Last month at the 2020 Sundance Film Festival, EW caught dozens of films in Park City some we loved, many we liked, a few that disappointed us. Below, EW’s attendees list their personal top 5.
A scathingly good comedy of manners that evolves into something much deeper and weirder Black Bear is experimental filmmaking that edges toward trickery without ever feeling manipulative. It’s the kind of discovery you hope for at Sundance, carving its own blazingly original path, raising intriguing questions along the way, and fully immersing you in its emotional intensity. It’s a sharp, deceptively controlled effort from Lawrence Michael Levine, but the trio of amazing performances at its center from Christopher Abbott, Sarah Gadon, and a never-better Aubrey Plaza is what makes this a true standout.
I Carry You With Me
I wondered through the bulk of I Carry You With Me why it’d landed in Sundance’s avant-garde NEXT section, since much of the film plays — in the best way — like a conventionally told romance. Safe to say, without spoiling anything, the film approaches galvanizingly risky formal territory by its final act. But throughout her narrative debut, director Heidi Ewing (Jesus Camp) maintains dazzling authenticity. This astonishing story of two young Mexican men whose love for one another crosses class divides, the U.S.-Mexico border, and decades of struggle is told with heartbreaking intimacy and political urgency.
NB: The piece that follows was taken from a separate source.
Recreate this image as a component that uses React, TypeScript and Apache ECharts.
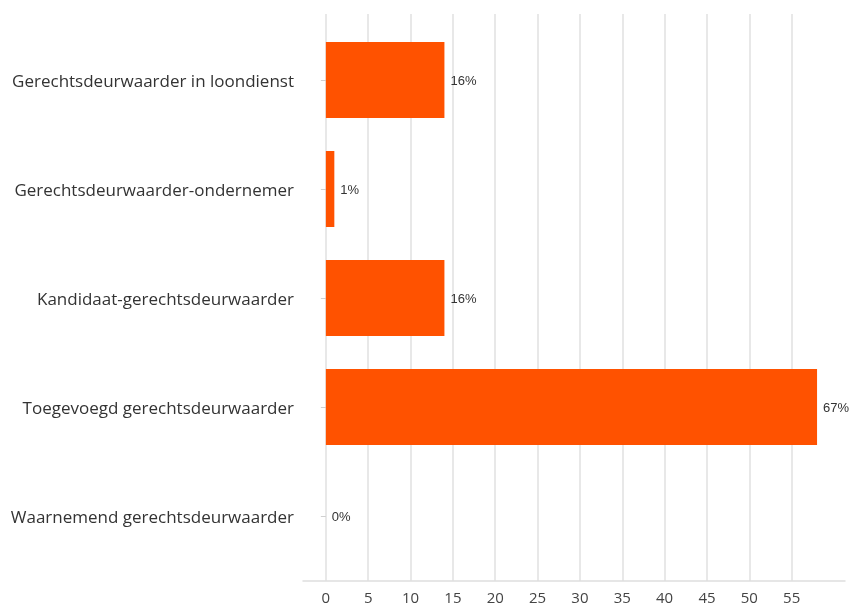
import React, { useEffect, useRef } from "react";
import * as echarts from "echarts";

const categories = [
  "Gerechtsdeurwaarder in loondienst",
  "Gerechtsdeurwaarder-ondernemer",
  "Kandidaat-gerechtsdeurwaarder",
  "Toegevoegd gerechtsdeurwaarder",
  "Waarnemend gerechtsdeurwaarder",
];
const counts = [14, 1, 14, 58, 0];
const percentLabels = ["16%", "1%", "16%", "67%", "0%"];
const xTicks = [0, 5, 10, 15, 20, 25, 30, 35, 40, 45, 50, 55];

const X_MIN = -2.7;
const X_MAX = 61.3;

export default function App() {
  const ref = useRef<HTMLDivElement>(null);
  useEffect(() => {
    if (!ref.current) return;
    const chart = echarts.init(ref.current, null, { renderer: "svg" });
    chart.setOption({
      animation: false,
      grid: [
        { left: 303, right: 9, top: 14, bottom: 24, containLabel: false },
        { left: 303, right: 9, top: 25.5, bottom: 34.5, containLabel: false },
      ],
      xAxis: [
        {
          gridIndex: 0,
          type: "value",
          min: X_MIN,
          max: X_MAX,
          axisLine: { show: true, lineStyle: { color: "#dedede", width: 1.5 } },
          axisTick: { show: false, customValues: xTicks },
          axisLabel: {
            customValues: xTicks,
            color: "#444",
            fontFamily: "Open Sans",
            fontSize: 15,
            margin: 8,
          },
          splitLine: { show: true, lineStyle: { color: "#e0e0e0", width: 1.5 } },
        },
        {
          gridIndex: 1,
          type: "value",
          min: X_MIN,
          max: X_MAX,
          show: false,
          splitLine: { show: false },
        },
      ],
      yAxis: [
        {
          gridIndex: 0,
          type: "value",
          show: false,
          splitLine: { show: false },
        },
        {
          gridIndex: 1,
          type: "category",
          inverse: true,
          data: categories,
          axisLine: { show: false },
          axisTick: {
            show: true,
            length: 5,
            alignWithLabel: true,
            lineStyle: { color: "#d0d0d0" },
          },
          axisLabel: {
            color: "#333",
            fontFamily: "Open Sans",
            fontSize: 17,
            margin: 9,
          },
          splitLine: { show: false },
        },
      ],
      series: [
        {
          type: "bar",
          xAxisIndex: 1,
          yAxisIndex: 1,
          barWidth: 76,
          data: counts,
          itemStyle: { color: "#FF5200" },
          label: {
            show: true,
            position: "right",
            distance: 6,
            formatter: (p: any) => percentLabels[p.dataIndex],
            color: "#333",
            fontFamily: "Liberation Sans, Arial",
            fontSize: 13,
          },
        },
      ],
    });
    return () => chart.dispose();
  }, []);
  return (
    <div
      ref={ref}
      style={{ position: "fixed", left: 0, top: 0, width: 854, height: 605 }}
    />
  );
}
Minari came into Sundance with A24’s enthusiastic backing, so expectations were already set for Lee Isaac Chung’s memoiristic family drama. Yet it still exceeded them, emerging as the precise, seriocomic, fully realized dramatic revelation of the festival. (It won both the Jury and Audience prizes in the U.S. Dramatic competition.)
Channing Godfrey Peoples’ directorial debut follows a former beauty queen, Turquoise (a breathtaking Nicole Beharie), trying to push her reluctant daughter Kai (Alexis Chikaeze) down the same path in hopes that she can follow it beyond winning the title of Miss Juneteenth — unlike Turquoise herself. A slow-burning Southern drama of mothers and daughters, hopes and regrets, Miss Juneteenth stays with you long after this year’s Texas teenager is crowned.
Never Rarely Sometimes Always
Rarely do films capture a moment with such authenticity as Eliza Hittman did in this tale of a teenager’s journey to get an abortion (the filmmaker was awarded a Special Jury Prize for Neorealism at the fest-end awards). Only sometimes does new talent pierce you so thoroughly as Sidney Flanigan and Talia Ryder do here, as cousins deeply bonded in their mission. Always, festivalgoers hope to find something as vital and true as Hittman’s third feature — almost never, though, does it actually happen.